The reliability of the Volvo became a lesser note, as almost every other company picked up on the importance of safety features and Volvo fell a little astray, actually dropping in sales in the United States from June of 2016 to June 2017 by about 7%.
But green isn’t just good for the environment, it’s good for the bottom line– and it’s good for the world. Producing a line up of exclusively alternative-energy cars puts Volvo ahead of the curve, and it’s a curve that each and every car company in the world is going to come upon sooner than later. Volvo’s found its new niche– now that ‘safety is important’ has become a general consensus– and the world market no longer needs to wait around for someone to dip their toe in the electrification pool. Volvo has dived in with all four tires.
Make no mistake, they will be heavily scrutinized. Car company presidents the world over will be watching to see if a company can make it without the all important internal combustion engine at the core. And, though admirable and important, a five car line up is a far smaller challenge than anything GM or Ford might have to tackle.
But that’s not the point, not really. The point is that twenty five years ago a quirky little electric car was en mass confiscated and destroyed due to shady lobbying and inappropriate relationships between businesses and politicians. Now, we’re looking at entire lineups of cars working to fade out the internal combustion engine in favor of a look at the future– both for the business and for the world. The kicker is that gas prices are low.

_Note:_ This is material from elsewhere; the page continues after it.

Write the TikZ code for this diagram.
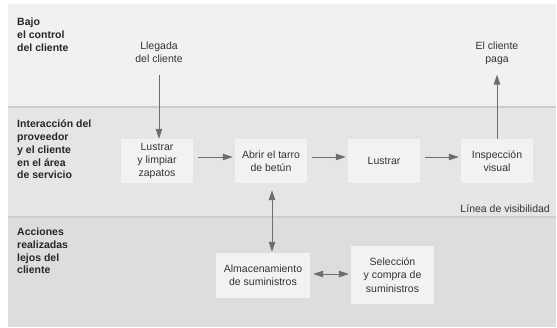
\documentclass[tikz,border=0pt]{standalone}
\usepackage{fontspec}
\setmainfont{Liberation Sans}
\usetikzlibrary{arrows.meta}
\definecolor{bandA}{HTML}{F0F1F3}
\definecolor{bandB}{HTML}{E4E5E7}
\definecolor{bandC}{HTML}{DCDDDF}
\definecolor{sepline}{HTML}{CCCDCF}
\definecolor{boxfill}{HTML}{F1F2F4}
\definecolor{txt}{HTML}{333333}
\definecolor{arrgray}{HTML}{6E6E6E}
\tikzset{
  stepbox/.style={fill=boxfill, draw=none, align=center, text=txt, inner sep=2pt,
    font=\fontsize{10.5}{13.2}\selectfont},
  plain/.style={align=center, text=txt, inner sep=0pt, font=\fontsize{10.5}{13.2}\selectfont},
  lanelabel/.style={align=left, anchor=north west, inner sep=0pt, text=black!85,
    font=\bfseries\fontsize{10.5}{12.7}\selectfont},
  arr/.style={draw=arrgray, line width=1pt, -{Triangle[length=10pt,width=6.5pt]}},
  darr/.style={draw=arrgray, line width=1pt, {Triangle[length=10pt,width=6.5pt]}-{Triangle[length=10pt,width=6.5pt]}},
}
\begin{document}
\begin{tikzpicture}[x=1pt,y=-1pt]
\useasboundingbox (0,0) rectangle (557,327);
\fill[white] (0,0) rectangle (557,327);
% bands
\fill[bandA] (8,4) rectangle (556,106);
\fill[bandB] (8,106) rectangle (556,217);
\fill[bandC] (8,217) rectangle (556,327);
\fill[sepline] (8,105.5) rectangle (556,107.5);
\fill[sepline] (8,216) rectangle (556,218);
% lane labels
\node[lanelabel] (l1) at (17,18) {Bajo\\el control\\del cliente};
\node[lanelabel] (l2) at (17,120) {Interacción del\\proveedor\\y el cliente\\en el área\\de servicio};
\node[lanelabel] (l3) at (17,228) {Acciones\\realizadas\\lejos del\\cliente};
% top texts
\node[plain] (lleg) at (159,52) {Llegada\\del cliente};
\node[plain] (paga) at (497,53) {El cliente\\paga};
% boxes
\node[stepbox, minimum width=72pt, minimum height=44pt] (b1) at (157,161) {Lustrar\\y limpiar\\zapatos};
\node[stepbox, minimum width=72pt, minimum height=44pt] (b2) at (271,161) {Abrir el tarro\\de betún};
\node[stepbox, minimum width=72pt, minimum height=44pt] (b3) at (384,161) {Lustrar};
\node[stepbox, minimum width=72pt, minimum height=44pt] (b4) at (497,161) {Inspección\\visual};
\node[stepbox, minimum width=94pt, minimum height=45pt] (b5) at (263,275.5) {Almacenamiento\\de suministros};
\node[stepbox, minimum width=83pt, minimum height=58pt] (b6) at (392.5,275) {Selección\\y compra de\\suministros};
% visibility label
\node[plain, anchor=east] (vis) at (550,209) {Línea de visibilidad};
% connectors
\draw[arr, shorten <=12pt] (lleg.south) -- (lleg.south |- b1.north);
\draw[arr, shorten >=10pt] (b4.north) -- (b4.north |- paga.south);
\draw[arr, shorten <=5pt, shorten >=2pt] ([yshift=4pt]b1.east) -- ([yshift=4pt]b2.west);
\draw[arr, shorten <=5pt, shorten >=2pt] ([yshift=4pt]b2.east) -- ([yshift=4pt]b3.west);
\draw[arr, shorten <=5pt, shorten >=2pt] ([yshift=4pt]b3.east) -- ([yshift=4pt]b4.west);
\draw[darr, shorten <=7pt, shorten >=1pt] ([xshift=1pt]b2.south) -- ([xshift=1pt]b2.south |- b5.north);
\draw[darr, shorten <=3pt, shorten >=2pt] ([yshift=1.5pt]b5.east) -- ([yshift=1.5pt]b5.east -| b6.west);
\end{tikzpicture}
\end{document}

This isn’t a fad. This is an evolution of the industry and the world. A turning point that will hopefully effect change across the entire automotive universe and, also hopefully, soon enough to save us.
And it should be Volvo. They have the name and the history to support such a move and a small enough lineup to make it practical and responsible. They need a big change. But more than that, Volvo has always been a forerunner of industry evolution– creating the trend, rather than following it. It is much in part thanks to them that simple safety features can be found in every car built today, things we have long ago learned to rely on.
And now, we can rely on Volvo. Because, yet ago, they’re leading the charge– only this time it’s not just about keeping the consumer safe, but keeping the earth safe as well.